• **EXERCISE AIM**:
Without the pictures, output the records below word for word.

● ● ● ●

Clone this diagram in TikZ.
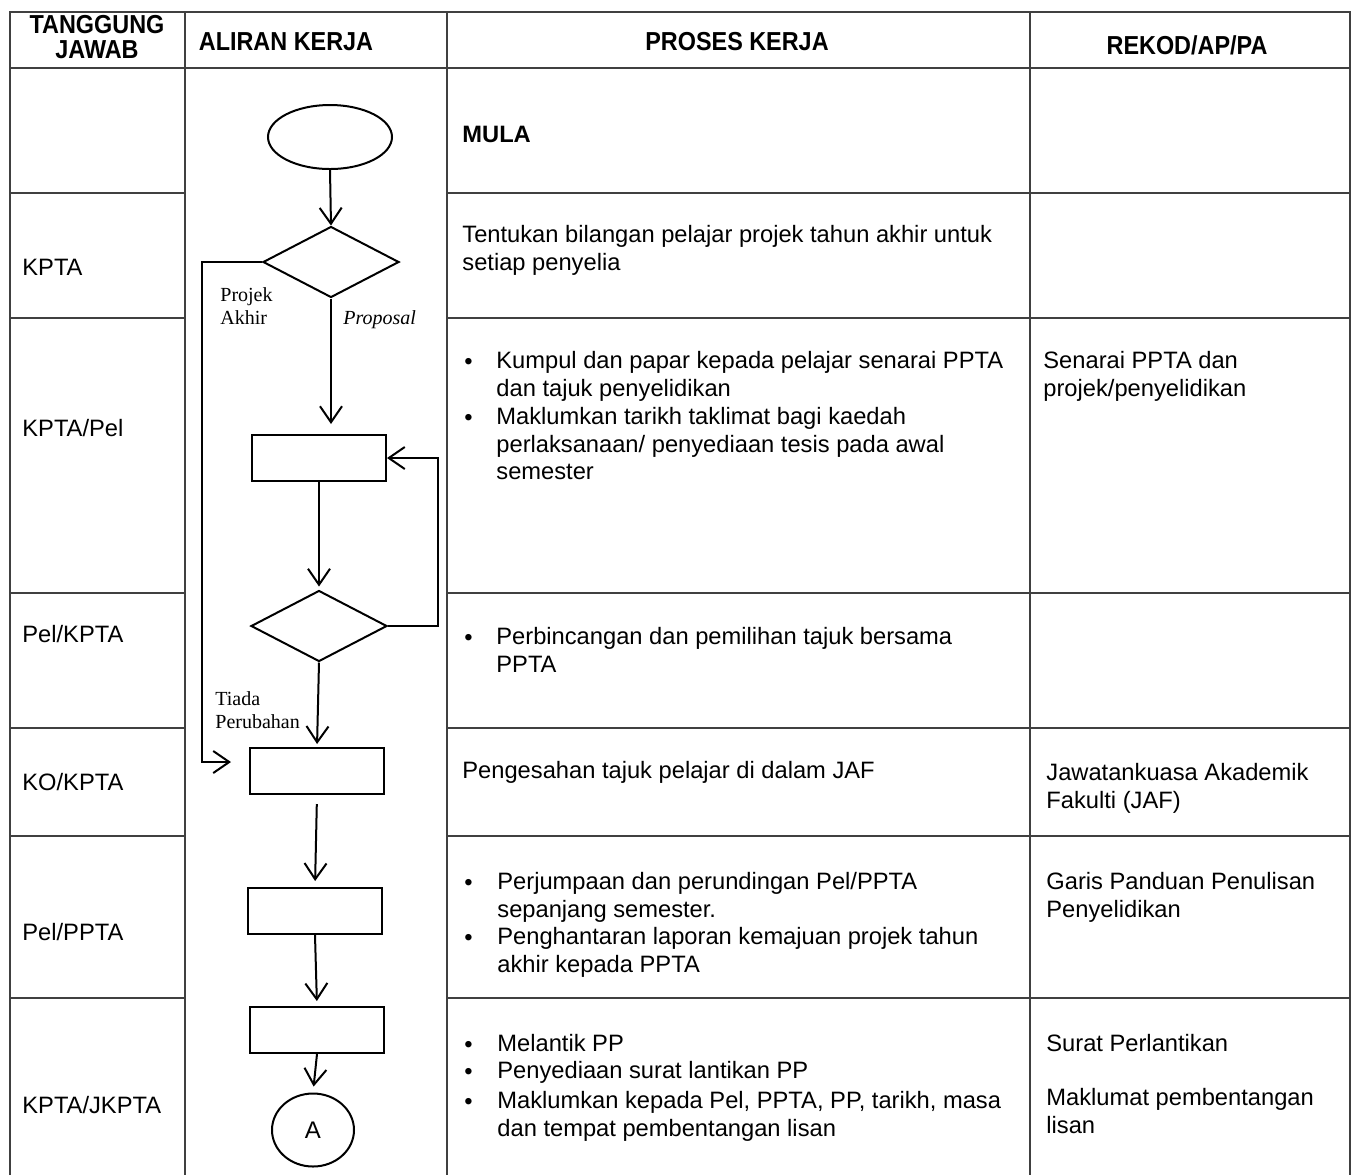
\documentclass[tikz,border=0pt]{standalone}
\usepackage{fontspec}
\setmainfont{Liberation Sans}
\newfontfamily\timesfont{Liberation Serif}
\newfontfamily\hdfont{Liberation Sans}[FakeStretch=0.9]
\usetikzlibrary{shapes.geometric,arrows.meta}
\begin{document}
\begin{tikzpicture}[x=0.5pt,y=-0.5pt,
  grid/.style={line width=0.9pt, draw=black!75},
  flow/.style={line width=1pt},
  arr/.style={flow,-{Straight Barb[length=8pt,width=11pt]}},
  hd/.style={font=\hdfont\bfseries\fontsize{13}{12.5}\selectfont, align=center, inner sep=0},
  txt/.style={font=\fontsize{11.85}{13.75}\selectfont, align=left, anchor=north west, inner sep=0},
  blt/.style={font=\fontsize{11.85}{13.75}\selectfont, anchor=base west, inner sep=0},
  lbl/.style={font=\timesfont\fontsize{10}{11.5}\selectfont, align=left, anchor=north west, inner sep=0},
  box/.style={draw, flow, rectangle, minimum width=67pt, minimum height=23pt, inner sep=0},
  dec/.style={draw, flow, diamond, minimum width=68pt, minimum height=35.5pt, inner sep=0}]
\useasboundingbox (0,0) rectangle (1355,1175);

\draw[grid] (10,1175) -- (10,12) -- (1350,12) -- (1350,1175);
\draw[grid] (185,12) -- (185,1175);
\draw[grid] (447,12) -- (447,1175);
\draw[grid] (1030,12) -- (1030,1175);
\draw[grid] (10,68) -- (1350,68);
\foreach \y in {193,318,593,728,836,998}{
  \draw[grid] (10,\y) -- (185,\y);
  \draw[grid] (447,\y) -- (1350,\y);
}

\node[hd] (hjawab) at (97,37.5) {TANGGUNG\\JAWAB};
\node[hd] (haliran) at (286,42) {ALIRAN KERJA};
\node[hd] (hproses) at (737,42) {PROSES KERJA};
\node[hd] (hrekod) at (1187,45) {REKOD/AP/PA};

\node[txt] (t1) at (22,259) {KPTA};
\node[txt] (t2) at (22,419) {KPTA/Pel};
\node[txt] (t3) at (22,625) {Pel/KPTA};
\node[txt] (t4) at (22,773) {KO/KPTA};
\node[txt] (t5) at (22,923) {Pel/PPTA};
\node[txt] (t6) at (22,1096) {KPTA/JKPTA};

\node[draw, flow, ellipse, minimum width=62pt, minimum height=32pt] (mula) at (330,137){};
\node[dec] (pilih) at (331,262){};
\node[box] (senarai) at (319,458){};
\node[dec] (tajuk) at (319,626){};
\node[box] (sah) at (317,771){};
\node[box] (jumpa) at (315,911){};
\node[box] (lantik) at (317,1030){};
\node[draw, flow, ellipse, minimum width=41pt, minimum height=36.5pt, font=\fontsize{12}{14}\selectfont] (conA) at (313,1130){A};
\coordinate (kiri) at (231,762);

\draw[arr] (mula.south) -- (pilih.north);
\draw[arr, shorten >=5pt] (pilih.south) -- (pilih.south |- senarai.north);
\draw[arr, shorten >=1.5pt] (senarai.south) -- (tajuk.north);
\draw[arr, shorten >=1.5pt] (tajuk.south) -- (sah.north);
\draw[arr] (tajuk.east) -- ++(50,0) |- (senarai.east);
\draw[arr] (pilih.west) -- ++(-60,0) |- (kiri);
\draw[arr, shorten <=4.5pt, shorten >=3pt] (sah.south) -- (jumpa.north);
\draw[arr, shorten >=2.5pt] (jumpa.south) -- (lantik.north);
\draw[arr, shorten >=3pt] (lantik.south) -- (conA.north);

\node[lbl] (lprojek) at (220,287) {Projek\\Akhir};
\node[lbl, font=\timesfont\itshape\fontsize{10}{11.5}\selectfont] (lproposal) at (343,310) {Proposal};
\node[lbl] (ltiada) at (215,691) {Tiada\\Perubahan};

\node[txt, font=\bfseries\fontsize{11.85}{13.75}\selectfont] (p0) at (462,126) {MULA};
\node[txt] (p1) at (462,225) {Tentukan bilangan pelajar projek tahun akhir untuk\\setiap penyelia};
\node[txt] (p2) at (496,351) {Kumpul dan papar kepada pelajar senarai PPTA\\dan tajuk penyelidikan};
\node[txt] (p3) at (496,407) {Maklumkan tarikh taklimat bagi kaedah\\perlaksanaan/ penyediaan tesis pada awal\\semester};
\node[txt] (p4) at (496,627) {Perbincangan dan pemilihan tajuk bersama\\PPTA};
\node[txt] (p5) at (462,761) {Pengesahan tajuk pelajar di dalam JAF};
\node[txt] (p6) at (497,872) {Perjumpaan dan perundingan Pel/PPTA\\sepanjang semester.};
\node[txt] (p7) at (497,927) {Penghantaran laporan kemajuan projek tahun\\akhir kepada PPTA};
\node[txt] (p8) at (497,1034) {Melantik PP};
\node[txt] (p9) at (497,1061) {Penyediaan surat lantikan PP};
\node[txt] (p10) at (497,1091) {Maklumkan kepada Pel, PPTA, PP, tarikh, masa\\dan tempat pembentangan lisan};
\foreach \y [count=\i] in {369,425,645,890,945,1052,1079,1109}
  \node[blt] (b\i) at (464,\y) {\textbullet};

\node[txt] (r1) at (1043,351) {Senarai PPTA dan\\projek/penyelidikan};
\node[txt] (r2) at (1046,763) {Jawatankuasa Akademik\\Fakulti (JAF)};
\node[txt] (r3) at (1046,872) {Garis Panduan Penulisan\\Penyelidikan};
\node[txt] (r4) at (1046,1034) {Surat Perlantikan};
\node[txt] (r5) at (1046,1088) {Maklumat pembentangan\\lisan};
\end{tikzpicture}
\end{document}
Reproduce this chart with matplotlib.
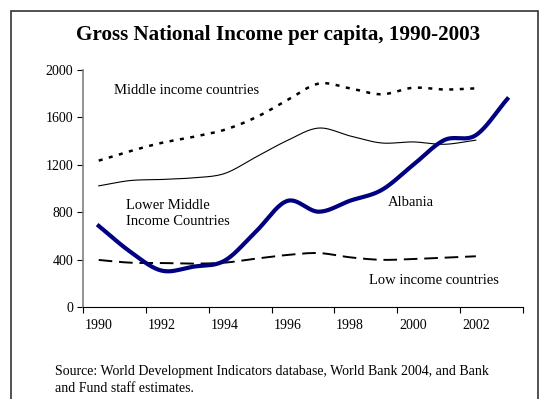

● ● ● ●

• **FINISHED EXERCISE**:
Clone this diagram in TikZ.
\documentclass[tikz,border=0pt]{standalone}
\usepackage{fontspec}
\setmainfont{Liberation Sans}
\newfontfamily\timesfont{Liberation Serif}
\newfontfamily\hdfont{Liberation Sans}[FakeStretch=0.9]
\usetikzlibrary{shapes.geometric,arrows.meta}
\begin{document}
\begin{tikzpicture}[x=0.5pt,y=-0.5pt,
  grid/.style={line width=0.9pt, draw=black!75},
  flow/.style={line width=1pt},
  arr/.style={flow,-{Straight Barb[length=8pt,width=11pt]}},
  hd/.style={font=\hdfont\bfseries\fontsize{13}{12.5}\selectfont, align=center, inner sep=0},
  txt/.style={font=\fontsize{11.85}{13.75}\selectfont, align=left, anchor=north west, inner sep=0},
  blt/.style={font=\fontsize{11.85}{13.75}\selectfont, anchor=base west, inner sep=0},
  lbl/.style={font=\timesfont\fontsize{10}{11.5}\selectfont, align=left, anchor=north west, inner sep=0},
  box/.style={draw, flow, rectangle, minimum width=67pt, minimum height=23pt, inner sep=0},
  dec/.style={draw, flow, diamond, minimum width=68pt, minimum height=35.5pt, inner sep=0}]
\useasboundingbox (0,0) rectangle (1355,1175);

\draw[grid] (10,1175) -- (10,12) -- (1350,12) -- (1350,1175);
\draw[grid] (185,12) -- (185,1175);
\draw[grid] (447,12) -- (447,1175);
\draw[grid] (1030,12) -- (1030,1175);
\draw[grid] (10,68) -- (1350,68);
\foreach \y in {193,318,593,728,836,998}{
  \draw[grid] (10,\y) -- (185,\y);
  \draw[grid] (447,\y) -- (1350,\y);
}

\node[hd] (hjawab) at (97,37.5) {TANGGUNG\\JAWAB};
\node[hd] (haliran) at (286,42) {ALIRAN KERJA};
\node[hd] (hproses) at (737,42) {PROSES KERJA};
\node[hd] (hrekod) at (1187,45) {REKOD/AP/PA};

\node[txt] (t1) at (22,259) {KPTA};
\node[txt] (t2) at (22,419) {KPTA/Pel};
\node[txt] (t3) at (22,625) {Pel/KPTA};
\node[txt] (t4) at (22,773) {KO/KPTA};
\node[txt] (t5) at (22,923) {Pel/PPTA};
\node[txt] (t6) at (22,1096) {KPTA/JKPTA};

\node[draw, flow, ellipse, minimum width=62pt, minimum height=32pt] (mula) at (330,137){};
\node[dec] (pilih) at (331,262){};
\node[box] (senarai) at (319,458){};
\node[dec] (tajuk) at (319,626){};
\node[box] (sah) at (317,771){};
\node[box] (jumpa) at (315,911){};
\node[box] (lantik) at (317,1030){};
\node[draw, flow, ellipse, minimum width=41pt, minimum height=36.5pt, font=\fontsize{12}{14}\selectfont] (conA) at (313,1130){A};
\coordinate (kiri) at (231,762);

\draw[arr] (mula.south) -- (pilih.north);
\draw[arr, shorten >=5pt] (pilih.south) -- (pilih.south |- senarai.north);
\draw[arr, shorten >=1.5pt] (senarai.south) -- (tajuk.north);
\draw[arr, shorten >=1.5pt] (tajuk.south) -- (sah.north);
\draw[arr] (tajuk.east) -- ++(50,0) |- (senarai.east);
\draw[arr] (pilih.west) -- ++(-60,0) |- (kiri);
\draw[arr, shorten <=4.5pt, shorten >=3pt] (sah.south) -- (jumpa.north);
\draw[arr, shorten >=2.5pt] (jumpa.south) -- (lantik.north);
\draw[arr, shorten >=3pt] (lantik.south) -- (conA.north);

\node[lbl] (lprojek) at (220,287) {Projek\\Akhir};
\node[lbl, font=\timesfont\itshape\fontsize{10}{11.5}\selectfont] (lproposal) at (343,310) {Proposal};
\node[lbl] (ltiada) at (215,691) {Tiada\\Perubahan};

\node[txt, font=\bfseries\fontsize{11.85}{13.75}\selectfont] (p0) at (462,126) {MULA};
\node[txt] (p1) at (462,225) {Tentukan bilangan pelajar projek tahun akhir untuk\\setiap penyelia};
\node[txt] (p2) at (496,351) {Kumpul dan papar kepada pelajar senarai PPTA\\dan tajuk penyelidikan};
\node[txt] (p3) at (496,407) {Maklumkan tarikh taklimat bagi kaedah\\perlaksanaan/ penyediaan tesis pada awal\\semester};
\node[txt] (p4) at (496,627) {Perbincangan dan pemilihan tajuk bersama\\PPTA};
\node[txt] (p5) at (462,761) {Pengesahan tajuk pelajar di dalam JAF};
\node[txt] (p6) at (497,872) {Perjumpaan dan perundingan Pel/PPTA\\sepanjang semester.};
\node[txt] (p7) at (497,927) {Penghantaran laporan kemajuan projek tahun\\akhir kepada PPTA};
\node[txt] (p8) at (497,1034) {Melantik PP};
\node[txt] (p9) at (497,1061) {Penyediaan surat lantikan PP};
\node[txt] (p10) at (497,1091) {Maklumkan kepada Pel, PPTA, PP, tarikh, masa\\dan tempat pembentangan lisan};
\foreach \y [count=\i] in {369,425,645,890,945,1052,1079,1109}
  \node[blt] (b\i) at (464,\y) {\textbullet};

\node[txt] (r1) at (1043,351) {Senarai PPTA dan\\projek/penyelidikan};
\node[txt] (r2) at (1046,763) {Jawatankuasa Akademik\\Fakulti (JAF)};
\node[txt] (r3) at (1046,872) {Garis Panduan Penulisan\\Penyelidikan};
\node[txt] (r4) at (1046,1034) {Surat Perlantikan};
\node[txt] (r5) at (1046,1088) {Maklumat pembentangan\\lisan};
\end{tikzpicture}
\end{document}
Reproduce this chart with matplotlib.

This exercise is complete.